Brigitte : Femmes libérées
Musique

Brigitte : Femmes libérées

Libérées de la pression du succès à tout prix, Sylvie Hoarau et Aurélie Saada font comme il leur chante. Appelez-les Brigitte.

«On a longtemps été des loseuses, c’est très émouvant d’avoir une Victoire. Nous la dédions à tous les losers», déclaraient les excentriques demoiselles derrière Brigitte (qui ne se prénomment pas du tout Brigitte d’ailleurs) en cueillant leur statuette (dans la catégorie Groupe ou artiste révélation scène) au gala du même nom l’an dernier. C’est que les chanteuses ont longtemps galéré dans les bas-côtés du milieu de la musique avant de revêtir les flamboyantes robes dont elles s’attifent aujourd’hui sur scène, Aurélie Saada sous le pseudo Mayane Deleme et Sylvie Hoarau avec le groupe Vendetta. «On a toutes les deux eu notre chance et ça n’a pas marché, explique en toute franchise cette dernière au bout du fil. Ça nous a rapprochées d’avoir connu des moments difficiles et ça nous a permis de nous libérer de la pression qu’on s’était jadis imposée. « De toute façon, Brigitte, c’est notre dernier projet », qu’on se disait. « On n’a plus rien à prouver, plus rien à perdre, faisons ce qui nous éclate, osons ce que nous n’avons jamais osé faire. »»

Ce qu’elles n’avaient jamais osé faire? «Shooter» à l’hélium et à l’autodérision une pop malicieusement décomplexée et ludiquement référentielle, qui réunirait sous un même parapluie des reprises improbables (de NTM, par exemple, pour une relecture franchement bandante de Ma Benz, sanctionnée par sir JoeyStarr en personne) et des chansons originales héritières du Gainsbourg période yé-yé. «Si j’avais le cœur dur comme de la pierre / J’embrasserais tous les garçons de la Terre / Mais moi j’ai le cœur comme du chewing-gum / Tu me goûtes et je te colle», roucoulent-elles dans Cœur de chewing-gum, et on ne pourrait mieux encapsuler le tiraillement constant entre les désirs hédonistes de la Brigitte chatte et les envies de tendresse de la Brigitte amoureuse qui s’expriment sur la première offrande du duo, Et vous, tu m’aimes?. «On entend sur l’album la femme trompée, la femme qui trompe, la femme abandonnée, taquine, séductrice, dépressive, alcoolique, contradictoire, légère, la mère. Ces femmes-là sont toutes en nous, en fait», résume la sosie de Nana Mouskouri (lorsqu’elle porte ses lunettes).

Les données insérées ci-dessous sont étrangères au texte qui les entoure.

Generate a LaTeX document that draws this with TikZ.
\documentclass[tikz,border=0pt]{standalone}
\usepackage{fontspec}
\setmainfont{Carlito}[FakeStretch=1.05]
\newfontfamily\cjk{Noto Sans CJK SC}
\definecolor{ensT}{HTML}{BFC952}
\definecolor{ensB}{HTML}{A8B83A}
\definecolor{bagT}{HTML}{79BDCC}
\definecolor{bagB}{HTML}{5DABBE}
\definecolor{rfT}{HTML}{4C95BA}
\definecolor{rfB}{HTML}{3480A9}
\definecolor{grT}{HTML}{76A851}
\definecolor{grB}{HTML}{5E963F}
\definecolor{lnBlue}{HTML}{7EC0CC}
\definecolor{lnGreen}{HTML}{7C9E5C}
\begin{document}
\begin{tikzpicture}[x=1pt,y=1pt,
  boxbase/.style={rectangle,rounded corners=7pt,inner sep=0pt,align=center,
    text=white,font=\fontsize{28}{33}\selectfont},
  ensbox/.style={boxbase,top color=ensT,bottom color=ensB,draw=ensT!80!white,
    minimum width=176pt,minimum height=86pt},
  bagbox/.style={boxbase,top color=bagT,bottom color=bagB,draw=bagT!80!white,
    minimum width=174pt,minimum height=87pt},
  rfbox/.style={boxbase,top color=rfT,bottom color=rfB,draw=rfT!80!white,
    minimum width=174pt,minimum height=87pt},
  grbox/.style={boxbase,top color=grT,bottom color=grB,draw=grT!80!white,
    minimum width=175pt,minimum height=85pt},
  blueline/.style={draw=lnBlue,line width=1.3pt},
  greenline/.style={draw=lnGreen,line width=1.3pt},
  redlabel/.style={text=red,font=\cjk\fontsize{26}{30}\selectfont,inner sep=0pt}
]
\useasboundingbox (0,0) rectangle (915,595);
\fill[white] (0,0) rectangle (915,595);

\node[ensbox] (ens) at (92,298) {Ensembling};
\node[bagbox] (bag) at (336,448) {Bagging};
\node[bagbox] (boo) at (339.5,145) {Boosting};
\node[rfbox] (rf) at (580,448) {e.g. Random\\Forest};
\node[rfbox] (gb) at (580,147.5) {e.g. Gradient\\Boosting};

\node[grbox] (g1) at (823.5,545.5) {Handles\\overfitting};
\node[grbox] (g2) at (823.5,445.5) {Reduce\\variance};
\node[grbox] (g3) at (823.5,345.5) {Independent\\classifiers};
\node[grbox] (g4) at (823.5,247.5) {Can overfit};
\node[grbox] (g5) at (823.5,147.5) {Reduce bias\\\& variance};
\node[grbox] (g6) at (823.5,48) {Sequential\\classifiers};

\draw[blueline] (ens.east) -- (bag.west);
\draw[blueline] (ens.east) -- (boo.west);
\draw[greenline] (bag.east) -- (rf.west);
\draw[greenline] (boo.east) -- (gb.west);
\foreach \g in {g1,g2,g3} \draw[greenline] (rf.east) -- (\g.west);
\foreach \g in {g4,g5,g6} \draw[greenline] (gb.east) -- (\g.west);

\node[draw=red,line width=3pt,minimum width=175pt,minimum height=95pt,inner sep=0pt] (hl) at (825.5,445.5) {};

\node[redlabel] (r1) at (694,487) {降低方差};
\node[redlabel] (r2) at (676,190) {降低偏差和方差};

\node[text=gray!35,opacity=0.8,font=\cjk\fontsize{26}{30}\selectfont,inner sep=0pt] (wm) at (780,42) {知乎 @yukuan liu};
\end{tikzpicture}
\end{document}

Bien qu’indéniablement tributaires de l’influence des grandes figures de la pop française décloisonnée (le pseudonyme Brigitte est après tout un hommage à Brigitte Fontaine, à Brigitte Bardot et à la star du porno Brigitte Lahaie), Saada et Hoarau réfutent le vilain adjectif «rétro». «Inclure The Bay de Metronomy sur Encore – album essentiellement constitué de reprises, toujours inédit au Québec – était une manière de dire qu’on n’aime pas tellement être catalogué groupe nostalgique.»

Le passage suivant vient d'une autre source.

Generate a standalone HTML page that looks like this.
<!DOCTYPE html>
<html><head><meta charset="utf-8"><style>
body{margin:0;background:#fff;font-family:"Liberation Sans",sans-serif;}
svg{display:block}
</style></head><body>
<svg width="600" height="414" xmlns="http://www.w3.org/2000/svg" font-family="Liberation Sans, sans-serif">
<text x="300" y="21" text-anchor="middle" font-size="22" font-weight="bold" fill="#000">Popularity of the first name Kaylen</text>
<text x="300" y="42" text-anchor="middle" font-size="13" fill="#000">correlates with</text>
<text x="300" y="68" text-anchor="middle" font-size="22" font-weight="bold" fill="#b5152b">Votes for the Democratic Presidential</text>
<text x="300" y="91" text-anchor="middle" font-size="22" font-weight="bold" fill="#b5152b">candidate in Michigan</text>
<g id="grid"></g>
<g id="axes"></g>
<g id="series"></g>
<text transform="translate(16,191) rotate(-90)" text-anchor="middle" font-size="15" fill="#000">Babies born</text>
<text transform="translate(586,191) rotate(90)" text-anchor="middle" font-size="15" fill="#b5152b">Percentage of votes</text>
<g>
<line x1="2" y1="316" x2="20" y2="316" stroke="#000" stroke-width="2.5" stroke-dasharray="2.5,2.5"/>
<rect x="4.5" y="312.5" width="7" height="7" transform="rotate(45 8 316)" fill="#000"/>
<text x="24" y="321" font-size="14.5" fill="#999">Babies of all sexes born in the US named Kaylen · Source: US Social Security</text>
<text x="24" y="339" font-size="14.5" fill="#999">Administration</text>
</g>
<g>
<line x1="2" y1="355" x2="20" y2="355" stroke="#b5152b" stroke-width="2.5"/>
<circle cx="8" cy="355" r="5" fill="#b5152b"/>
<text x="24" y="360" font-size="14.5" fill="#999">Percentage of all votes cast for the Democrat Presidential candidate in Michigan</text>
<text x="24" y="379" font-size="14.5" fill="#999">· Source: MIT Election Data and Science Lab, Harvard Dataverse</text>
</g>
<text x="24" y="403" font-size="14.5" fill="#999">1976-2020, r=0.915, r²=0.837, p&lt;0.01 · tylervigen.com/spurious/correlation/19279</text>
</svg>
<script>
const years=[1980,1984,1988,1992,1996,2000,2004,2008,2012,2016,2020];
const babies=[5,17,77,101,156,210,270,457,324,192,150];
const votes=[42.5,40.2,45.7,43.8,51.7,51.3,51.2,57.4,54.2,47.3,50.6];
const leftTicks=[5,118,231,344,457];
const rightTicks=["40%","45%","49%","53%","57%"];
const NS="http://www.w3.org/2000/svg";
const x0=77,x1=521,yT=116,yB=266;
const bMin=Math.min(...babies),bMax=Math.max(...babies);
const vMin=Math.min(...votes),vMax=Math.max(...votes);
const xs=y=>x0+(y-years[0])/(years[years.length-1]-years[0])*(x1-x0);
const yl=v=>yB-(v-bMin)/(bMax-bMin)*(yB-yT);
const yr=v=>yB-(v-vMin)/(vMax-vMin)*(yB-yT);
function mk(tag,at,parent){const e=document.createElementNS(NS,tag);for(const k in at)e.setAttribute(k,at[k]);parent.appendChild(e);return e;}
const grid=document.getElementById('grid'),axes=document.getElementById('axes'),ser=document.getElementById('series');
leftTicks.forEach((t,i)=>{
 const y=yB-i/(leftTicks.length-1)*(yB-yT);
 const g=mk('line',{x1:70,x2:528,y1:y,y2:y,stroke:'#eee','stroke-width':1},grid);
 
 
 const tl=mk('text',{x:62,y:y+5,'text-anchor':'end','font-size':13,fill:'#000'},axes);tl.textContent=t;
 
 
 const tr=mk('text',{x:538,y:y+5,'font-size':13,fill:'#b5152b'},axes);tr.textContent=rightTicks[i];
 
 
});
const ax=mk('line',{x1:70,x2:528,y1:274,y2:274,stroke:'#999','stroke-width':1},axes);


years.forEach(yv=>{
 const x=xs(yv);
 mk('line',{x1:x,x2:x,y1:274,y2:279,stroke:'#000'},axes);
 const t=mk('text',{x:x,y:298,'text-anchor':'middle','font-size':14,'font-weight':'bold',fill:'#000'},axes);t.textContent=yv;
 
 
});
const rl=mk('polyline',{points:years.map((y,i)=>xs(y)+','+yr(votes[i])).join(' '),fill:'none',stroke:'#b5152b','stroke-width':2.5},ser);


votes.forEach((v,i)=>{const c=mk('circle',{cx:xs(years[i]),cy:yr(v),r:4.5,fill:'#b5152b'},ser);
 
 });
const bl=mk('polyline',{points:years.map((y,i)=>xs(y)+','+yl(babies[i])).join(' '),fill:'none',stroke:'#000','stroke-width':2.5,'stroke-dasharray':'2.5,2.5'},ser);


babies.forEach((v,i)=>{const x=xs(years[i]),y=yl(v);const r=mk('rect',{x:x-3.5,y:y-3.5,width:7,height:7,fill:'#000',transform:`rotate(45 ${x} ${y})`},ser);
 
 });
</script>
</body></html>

Message aux dames: Brigitte souhaite que l’extravagante qui sommeille en vous ouvre les écoutilles de sa folie pendant son concert. «Toutes les filles ont une robe très sexy, ou très colorée, qu’elles n’arrivent jamais à mettre. Nous, on leur dit: « Venez danser avec vos robes de princesse ou de pute. Faites comme nous. »» Être une femme libérée, tu sais, ce n’est peut-être pas si difficile, finalement.